The Marjan-Marsh Award is given to a person for making an outstanding contribution to conservation in areas of conflict; it is supported by the Marsh Christian Trust in conjunction with the Marjan Centre for the Study of Conflict and Conservation within the Department of War Studies at King’s College, London. The award includes a sum of money and expenses generously given by the Marsh Christian Trust, which will be presented to Julia by Brian Marsh on November 5 followed by talk by Julia (please see details below).

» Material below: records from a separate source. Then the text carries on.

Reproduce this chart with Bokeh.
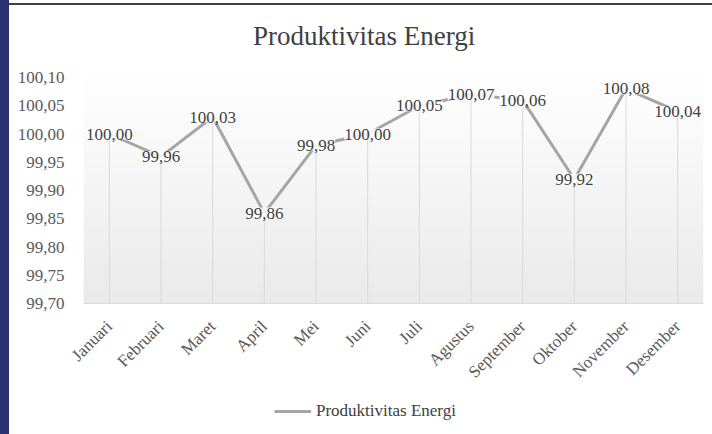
import numpy as np
from bokeh.plotting import figure
from bokeh.layouts import column, row
from bokeh.models import (ColumnDataSource, FixedTicker, CustomJSTickFormatter, LabelSet,
                          Legend, LegendItem, Range1d, Div)
from bokeh.embed import file_html
from bokeh.resources import INLINE

# ---- data ----
months = ["Januari", "Februari", "Maret", "April", "Mei", "Juni", "Juli",
          "Agustus", "September", "Oktober", "November", "Desember"]
values = [100.00, 99.96, 100.03, 99.86, 99.98, 100.00, 100.05,
          100.07, 100.06, 99.92, 100.08, 100.04]
y_ticks = [99.70, 99.75, 99.80, 99.85, 99.90, 99.95, 100.00, 100.05, 100.10]
series_name = "Produktivitas Energi"
chart_title = "Produktivitas Energi"

FONT = "Liberation Serif"
LINE_COLOR = "#a5a5a5"
y_min, y_max = y_ticks[0], y_ticks[-1]

xs = list(range(len(months)))
src = ColumnDataSource(dict(
    x=xs, y=values, base=[y_min] * len(values),
    label=[f"{v:.2f}".replace(".", ",") for v in values],
))

# ---- title block (with the dark rule at the top) ----
title_div = Div(
    text=('<div style="height:3px"></div>'
          '<div style="height:2px;width:703px;background:#404040"></div>'
          f'<div style="padding:16px 0 0 244px;font-family:\'{FONT}\';font-size:27px;'
          f'line-height:30px;color:#404040;white-space:nowrap">{chart_title}</div>'),
    width=703, height=60, margin=0)

# ---- main chart ----
p = figure(frame_width=620, frame_height=226, min_border_left=74, min_border_right=1,
           min_border_top=17, min_border_bottom=87, title=None,
           x_range=Range1d(-0.5, len(months) - 0.5), y_range=Range1d(y_min, y_max),
           output_backend="svg", toolbar_location=None, margin=0,
           background_fill_color="white", border_fill_color="white")
p.outline_line_color = None
p.grid.visible = False

# gradient plot-area background
n = 200
top = np.array([255, 255, 255], dtype=float)
bot = np.array([234, 234, 234], dtype=float)
t = np.linspace(0, 1, n)[:, None]
cols = (bot * (1 - t) + top * t).astype(np.uint32)  # row 0 = bottom
img = (255 << 24) | (cols[:, 2] << 16) | (cols[:, 1] << 8) | cols[:, 0]
img = img.reshape(n, 1).astype(np.uint32)
p.image_rgba(image=[img], x=-0.5, y=y_min, dw=len(months), dh=y_max - y_min, level="image")

# drop lines
p.segment(x0="x", y0="y", x1="x", y1="base", source=src, line_color="#d9d9d9", line_width=1)

# series line
p.line("x", "y", source=src, line_color=LINE_COLOR, line_width=3)

labels = LabelSet(x="x", y="y", text="label", source=src, text_align="center",
                  text_baseline="middle", text_font=FONT, text_font_size="17px",
                  text_color="#404040", background_fill_color="white",
                  background_fill_alpha=0.85)
p.add_layout(labels)

# axes
p.yaxis.ticker = FixedTicker(ticks=y_ticks)
p.yaxis.formatter = CustomJSTickFormatter(code="return tick.toFixed(2).replace('.', ',');")
p.yaxis.axis_line_color = None
p.yaxis.major_tick_line_color = None
p.yaxis.minor_tick_line_color = None
p.yaxis.major_label_standoff = 13
p.yaxis.major_label_text_font = FONT
p.yaxis.major_label_text_font_size = "17px"
p.yaxis.major_label_text_color = "#595959"

p.xaxis.ticker = FixedTicker(ticks=xs)
p.xaxis.major_label_overrides = {i: m for i, m in enumerate(months)}
p.xaxis.major_label_orientation = np.pi / 4
p.xaxis.axis_line_color = "#d9d9d9"
p.xaxis.major_tick_line_color = None
p.xaxis.minor_tick_line_color = None
p.xaxis.major_label_standoff = 14
p.xaxis.major_label_text_font = FONT
p.xaxis.major_label_text_font_size = "17px"
p.xaxis.major_label_text_color = "#595959"

# ---- legend strip ----
lf = figure(width=695, height=40, min_border_left=0, min_border_right=0,
            min_border_top=0, min_border_bottom=0, x_axis_type=None, y_axis_type=None,
            output_backend="svg", toolbar_location=None, margin=0, title=None,
            background_fill_color="white", border_fill_color="white")
lf.outline_line_color = None
lf.grid.visible = False
leg_line = lf.line(x=[np.nan], y=[np.nan], line_color=LINE_COLOR, line_width=3)
legend = Legend(items=[LegendItem(label=series_name, renderers=[leg_line])],
                location=(191, 10), orientation="horizontal",
                label_text_font=FONT, label_text_font_size="17px", label_text_color="#404040",
                glyph_width=37, glyph_height=20, label_standoff=5, padding=0, margin=0,
                border_line_color=None, background_fill_alpha=0)
lf.add_layout(legend, "center")

# ---- dark blue strip at the left edge ----
strip = Div(text="", width=9, height=434, margin=0,
            styles={"background-color": "#2b316d"})

layout = row(strip, column(title_div, p, lf, spacing=0), spacing=0)

open("out.html", "w").write(file_html(layout, INLINE))
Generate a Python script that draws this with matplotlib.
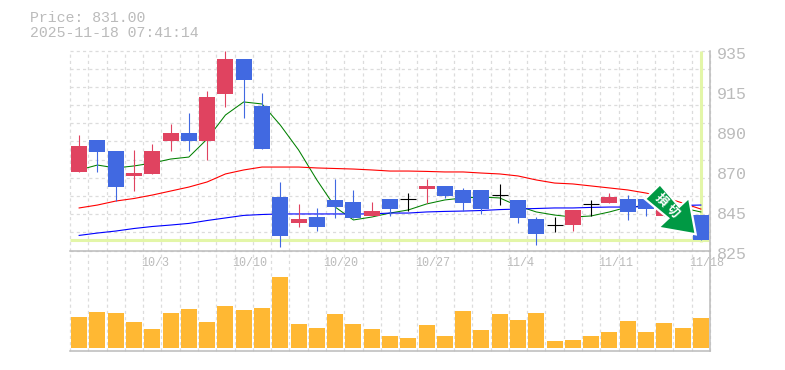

Julia took a Masters in Environmental Studies at York University (Canada), her thesis being on ‘socio-environmental conflict management in protected areas: the case of the Galapagos Marine Reserve’. She returned to Colombia to engage in a high risk/high reward project with the Bogota-based World Bank Patrimonio Natural Trust Fund as Conservation Mosaics Program Officer when she was tasked with the management and implementation of the Conservation Mosaics program in Colombia’s Atlantic coast, developing a portfolio of conservation and development projects with a range of stakeholders (including local communities, the Colombian National Parks authority and representatives of other government institutions and international organizations).
Julia’s task required extraordinary courage because Colombia’s Atlantic coast was emerging from decades of para-military control, oppression and violence: virtually all communities in the region had been deeply affected by para-military rule (often in collusion with members of the Colombian armed forces and regional political and economic elites) as well as large-scale illegal drugs and arms trafficking.
This difficult and daring work by Julia made a significant contribution to the lives of the people in the region, and Julia was among the first group of Colombian environmental professionals to actually start addressing in practice the enormous challenges of biodiversity conservation in regions of the country that had been affected to the core by violence and trafficking. Latterly Julia has just completed her PhD studies at the Institute of Environmental Social Science at the University of Freiburg.
Award Date: November 5 (2015).
Venue: The Pyramid Room, King’s College.
Location: 4th floor. Main Strand campus.
Time: 6pm; it is free and open to the public.